Güncelleme Tarihi:
Türk polisiye edebiyatının temel taşlarından biri Ahmet Ümit. Her ne kadar romanlarında tarihin etrafında dolaşıyor olsa da şimdi tam ortasına düşmüş görünüyor. Bize ‘Kar Kokusu’nda komünistleri anlatmıştı, ‘Bâb-ı Esrar’da Mevlana ve Şems’i... Son romanı ‘Beyoğlu’nun En Güzel Abisi’ndeyse 6-7 Eylül’ü yan hikâye olarak ele almıştı. Şimdi ‘Elveda Güzel Vatanım’da yazar, devletin en derinliklerinde bir aşka uzanıyor ve onun üzerinden isyanı anlatıyor. Polisiye yok değil, ancak bu kez başrolde tarih var.
Şehsuvar Sami, Galatasaray Lisesi’nde okumuş, Fransızca ve Fransız Devrimi’ni bilen Selanikli bir gençtir, yazar olmak ister. Şair Ester’e âşıktır. Ester bir Yahudi kızıdır. Birlikte Fransa’ya gitmek üzeredirler. Ancak Sami, devrimin rüzgârına kapılır ve her şey birden değişiverir. Osmanlı İmparatorluğu çöküş yaşıyordur.
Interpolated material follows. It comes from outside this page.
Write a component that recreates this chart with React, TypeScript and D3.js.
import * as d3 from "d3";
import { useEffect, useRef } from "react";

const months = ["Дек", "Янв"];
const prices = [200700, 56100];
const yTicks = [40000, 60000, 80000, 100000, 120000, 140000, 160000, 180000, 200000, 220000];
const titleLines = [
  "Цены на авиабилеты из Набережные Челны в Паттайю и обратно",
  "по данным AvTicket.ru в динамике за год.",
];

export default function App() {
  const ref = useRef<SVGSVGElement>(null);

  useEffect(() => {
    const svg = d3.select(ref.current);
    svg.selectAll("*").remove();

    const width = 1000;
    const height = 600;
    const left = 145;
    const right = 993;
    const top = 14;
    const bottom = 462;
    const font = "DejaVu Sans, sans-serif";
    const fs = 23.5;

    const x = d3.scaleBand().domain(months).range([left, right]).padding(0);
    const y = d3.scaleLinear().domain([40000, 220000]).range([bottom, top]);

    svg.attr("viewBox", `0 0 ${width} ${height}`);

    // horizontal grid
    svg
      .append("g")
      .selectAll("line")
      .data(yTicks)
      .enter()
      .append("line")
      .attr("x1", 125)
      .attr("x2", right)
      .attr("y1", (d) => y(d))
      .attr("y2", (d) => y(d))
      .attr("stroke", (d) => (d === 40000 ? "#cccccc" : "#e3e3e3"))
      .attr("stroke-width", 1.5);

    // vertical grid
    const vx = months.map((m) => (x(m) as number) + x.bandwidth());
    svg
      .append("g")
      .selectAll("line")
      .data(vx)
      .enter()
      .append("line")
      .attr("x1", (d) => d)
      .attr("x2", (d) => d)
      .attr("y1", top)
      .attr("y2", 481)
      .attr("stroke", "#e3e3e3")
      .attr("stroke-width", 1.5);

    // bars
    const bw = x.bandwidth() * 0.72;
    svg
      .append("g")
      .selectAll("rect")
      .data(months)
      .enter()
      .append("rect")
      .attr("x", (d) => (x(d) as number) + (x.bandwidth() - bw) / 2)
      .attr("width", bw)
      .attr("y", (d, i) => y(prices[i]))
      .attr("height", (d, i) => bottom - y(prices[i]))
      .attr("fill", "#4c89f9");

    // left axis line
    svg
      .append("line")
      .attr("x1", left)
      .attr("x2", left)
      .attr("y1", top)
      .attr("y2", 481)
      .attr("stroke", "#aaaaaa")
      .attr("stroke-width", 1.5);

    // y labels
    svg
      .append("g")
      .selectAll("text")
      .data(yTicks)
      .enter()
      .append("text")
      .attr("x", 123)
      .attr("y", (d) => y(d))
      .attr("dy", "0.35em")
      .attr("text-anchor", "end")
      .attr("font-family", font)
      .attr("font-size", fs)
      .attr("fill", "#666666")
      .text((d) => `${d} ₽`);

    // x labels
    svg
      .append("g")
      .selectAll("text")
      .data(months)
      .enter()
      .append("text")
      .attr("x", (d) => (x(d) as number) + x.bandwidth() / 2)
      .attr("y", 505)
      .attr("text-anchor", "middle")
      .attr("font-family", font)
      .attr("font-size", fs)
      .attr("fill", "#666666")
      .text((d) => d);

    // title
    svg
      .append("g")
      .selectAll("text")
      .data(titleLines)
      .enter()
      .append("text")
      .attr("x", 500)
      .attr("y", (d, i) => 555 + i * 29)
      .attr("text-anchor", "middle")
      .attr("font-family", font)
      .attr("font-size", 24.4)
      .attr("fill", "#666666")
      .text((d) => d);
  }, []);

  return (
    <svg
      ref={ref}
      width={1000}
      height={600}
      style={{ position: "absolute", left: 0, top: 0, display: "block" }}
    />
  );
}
Başta despot bir sultan, Abdülhamit vardır. Şehsuvar Sami’nin özgürlük arayışı giderek artar ve örgütte sivrilir, hatta bir tetikçiye dönüşüverir. Romanda 45 mektup yer alıyor. Sami, Ester’e yazdığı bu mektuplarda o dönem yaşadığı tüm ikilemler, korkular ve elbet cinayete varan olayları paylaşıyor.
Pera Palas yine kitabın bir öğesi olarak karşımıza çıkıyor. Öyle ki Ahmet Ümit, İngiliz yazar Agatha Christie ile Şehsuvar Sami’yi İstanbul’da tam da burada buluşturuyor. Tabii ki Christie, İstanbul’a Orient Express ile geliyor. Ahmet Ümit’in eline sağlık. Tarih, aşk, polisiye hepsi bir arada şahane bir roman yazmış.
Bakalım siz bu lezzetli kitabın sonunda nasıl bir seçim yapacaksınız. Şehsuvar’ın tarafında mı olacaksınız yoksa onu insanlığa, sağduyu ve vicdana çağıran Ester’in mi?